Avec un peu de recul, je qualifierai ce tracé de hors-sujet relativement à ce que devrait être l’épreuve la plus importante du calendrier, bien que non dépourvu de plein de bon éléments.
Le départ basque est très sympa et évite l’écueil d’arrivées en « muritos ». La première étape pourrait même déjà secouer le cocotier chez les leaders.
Les Pyrénées se suffisent amplement à ce stade de la course et offre de quoi avoir des escarmouches pour le général.
Le retour au Puy de Dôme est une prouesse logistique. Outre le côté mystique du lieu, c’est une sacrée montée, très similaire au Fedaia.
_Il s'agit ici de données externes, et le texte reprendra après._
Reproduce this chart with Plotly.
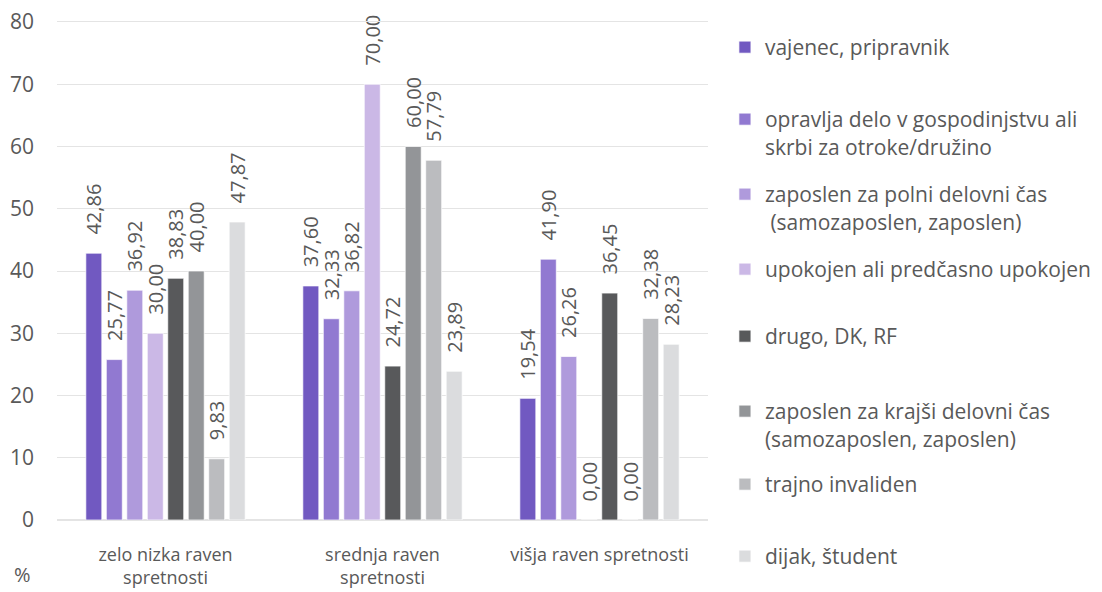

L’étroitesse de la route ajoutera une difficulté supplémentaire.
Belle moyenne montagne avec les étapes d’Issoire et du Beaujolais. Ce qui reste rare sur le Tour.
Des Alpes musclées avec,il faut le signaler, dès départs compliqués où il y a du terrain de jeu pour que des échappées de costauds se forment.
Une belle apothéose dans les Vosges. Placement parfait pour mettre en valeur un autre massif que les Alpes ou les Pyrénées et un tracé qui permet de la jouer stratégique, sans épouvantail qui catalyse toute l’attention.
Alors, me direz-vous, comment autant de bons points pourraient recaler la copie ?
Et bien car j’estime que le Tour oublie totalement ses fondamentaux et ce qui devrait être l’essence d’un grand tour.
Le kilométrage plus proche d’un tour de l’Avenir que d’une Grande Boucle est un lourd manquement. D’autant plus inquiétant qu’il semble s’agir d’une tendance volontaire chez ASO. C’est l’essence même d’un sport d’endurance qui est mis à mal.
La dilution des difficultés. J’ai lu sur le forum espagnol APM qu’aucune étape ne comportait deux cols Hors Catégorie. Qu’on ne s’y trompe pas, beaucoup d’étapes sont rudes mais le concept même du Tappone, qu’on peut aisément démarquer du reste des étapes montagneuses, semble également vouer à disparaître. Encore une fois, on sacrifie là filière d’endurance.
Est-ce vraiment étonnant, pour le coup, ce tsunami de cadors quasi adolescents ?
Enfin, le Tour qui sacre un coureur complet ; c’est un poncif certes mais bien ancré dans l’identité qui émane de l’histoire de la course. Cette année, un nouveau coup de poignard dans ce trait caractéristique. La portion de kilomètres contre la montre plats est réduite à sa plus simple expression. ASO a réussi à faire pire que le Giro de cette année. Quel que soit le profil des favoris, un équilibre minimum ne peut être oublié.
Pour résumer, et en reprenant toujours une expression du forum APM : le Tour a perdu le Nord. Une image parfaite pour illustrer la carte du Tour 2023, une traversée plus qu’un tour de la France, et sa perte d’identité.
Alors certes le Tour peut jouer sur sa puissance et sa prédominance. Il peut être sauvé par son plateau exceptionnel, comme cette année. Mais s’il devait confirmer cette tendance, il serait de moins en moins représentatif de ce que devrait être un Grand Tour, LE Grand Tour.